Dans Glitterbug, Jarman médite sur la mort, et en même temps sur ce qu’a été sa vie et sur ce qu’elle est dans le présent actuel. Il ne révèle pas, par ce travail, quelque chose de lui-même ou de son passé qui, jusqu’alors, était occulté, mais il fait de son parcours un ensemble hétérogène d’éléments accumulés, d’expériences diverses, avec lesquels il se confronte au moment de concevoir Glitterbug, au moment où il tente de « recoudre » ces restes, ces fragments, ces « chutes » de son passé pour donner forme, de manière cinématographique, à ce qu’a été sa vie. Et cette « couture » n’amenuise pas les différences entre ces fragments, elle n’en amortit pas le choc, à tel point que la « couture » devient aussi une annihilation des souvenirs, une réinvention du passé, une réinvention de soi et de son présent.

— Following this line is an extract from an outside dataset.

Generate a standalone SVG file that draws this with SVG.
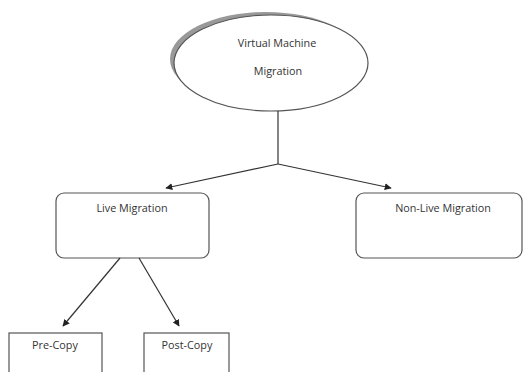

Tout comme nous pouvons voir dans la reprise de Foucault de la philosophie antique une tentative de penser des pratiques de subjectivation au-delà de celles dominantes dans notre contemporanéité, nous pouvons trouver, dans le film du réalisateur anglais, une reprise, bien que non explicite, d’aspects des « pratiques de soi » pour concevoir une écriture de soi qui n’ait pas pour fondation la fixité identitaire, l’emphase sur le nom propre, et par laquelle, au contraire, le sujet puisse effectivement se transformer. Une écriture qui est ainsi bien moins une manière de se garantir une identité qu’un moyen de se modifier, de se métamorphoser, de se différencier. C’est dans ce sens que nous pouvons dire que le film de Jarman se constitue en même temps comme exercice éthique et esthétique, et comme tentative de simultanément valoriser et donner forme à un parcours à partir de l’évaluation de ce que l’on a vécu.



[1] Michel Foucault. Lherméneutique du sujet, Paris, Gallimard, 2001, p. 339.

[2] Ibid., p. 340.

[3] Ibid., p. 459.

[4] C’est « prendre une sorte de vue plongeante et instantanée sur le présent, d’opérer par la pensée une coupe dans la durée de la vie, dans le flux des activités, dans le courant des représentations » ; ibid., p. 459.

[5] « [L]orsqu’on fait l’épreuve de soi-même comme étant en train de mourir, alors on peut jeter un coup d’œil sur l’ensemble de ce qu’a été sa propre vie. Et la vérité, mieux, la valeur de cette vie va pouvoir apparaitre » ; ibid., p. 459.